Ellie May’s prosthetics don’t look like natural human legs at all and they don’t have to! They are her legs. We judge them based on their function, not appearance. They let her walk and play like her peers, without the hindering pretense of hiding her disability. We don’t have to do that anymore.

I’ll bet in the near future we are going to see more designs that serve useful functions without being tied to traditional forms. However, it is hard to break free of doing things the way we always have (I should know; it’s what we are trying to do with communication systems at Penn State right now.)

What play looks like.

April 9, 2009

I just saw two kids running around in circles chasing each other around a bike rack. Looked like a brother and sister, age 4 and 6 perhaps.

Repetitive, and pointless behavior.

They do it—it looks like silly play.

Our kids do it—it is perseveration that needs to be extinguished through behavior modification.

Think about that…

My former coworker just posted a great quote that her daughter said:

“Shark boy and Lava girl are incompatible.”

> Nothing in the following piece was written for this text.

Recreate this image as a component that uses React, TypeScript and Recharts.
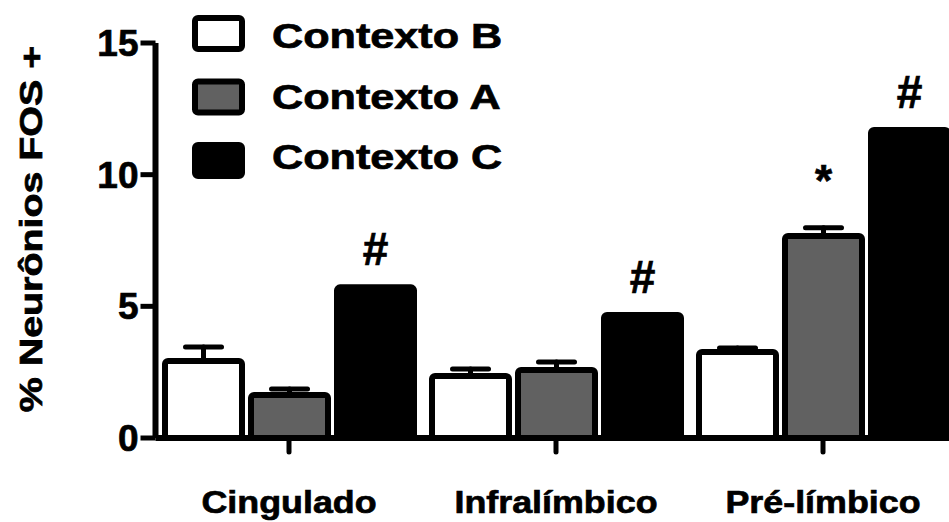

Clearly, she was referring to this

“Incompatible” is a pretty big word for a five year old. She has access to this sort of language so she can try it out. I wonder how much of her saying this was testing the word to explore what it means. (It’s in her Zone of Proximal Development)*

Compare this sentence to the average utterance in an AAC system. When was the last time you programmed something this interesting and complex into an AAC system? (I know I never have.)
The point of all of this is that kids won’t learn this sort of language unless they have access to it. Don’t wait until they are “ready” and then give it to them. Throw the kids into the deep end of the linguistic pool and let them construct their way out.

*(This little girl’s mother is a behavior analyst and probably doesn’t hold to the theory of ZPD or language construction, but that’s beside the point).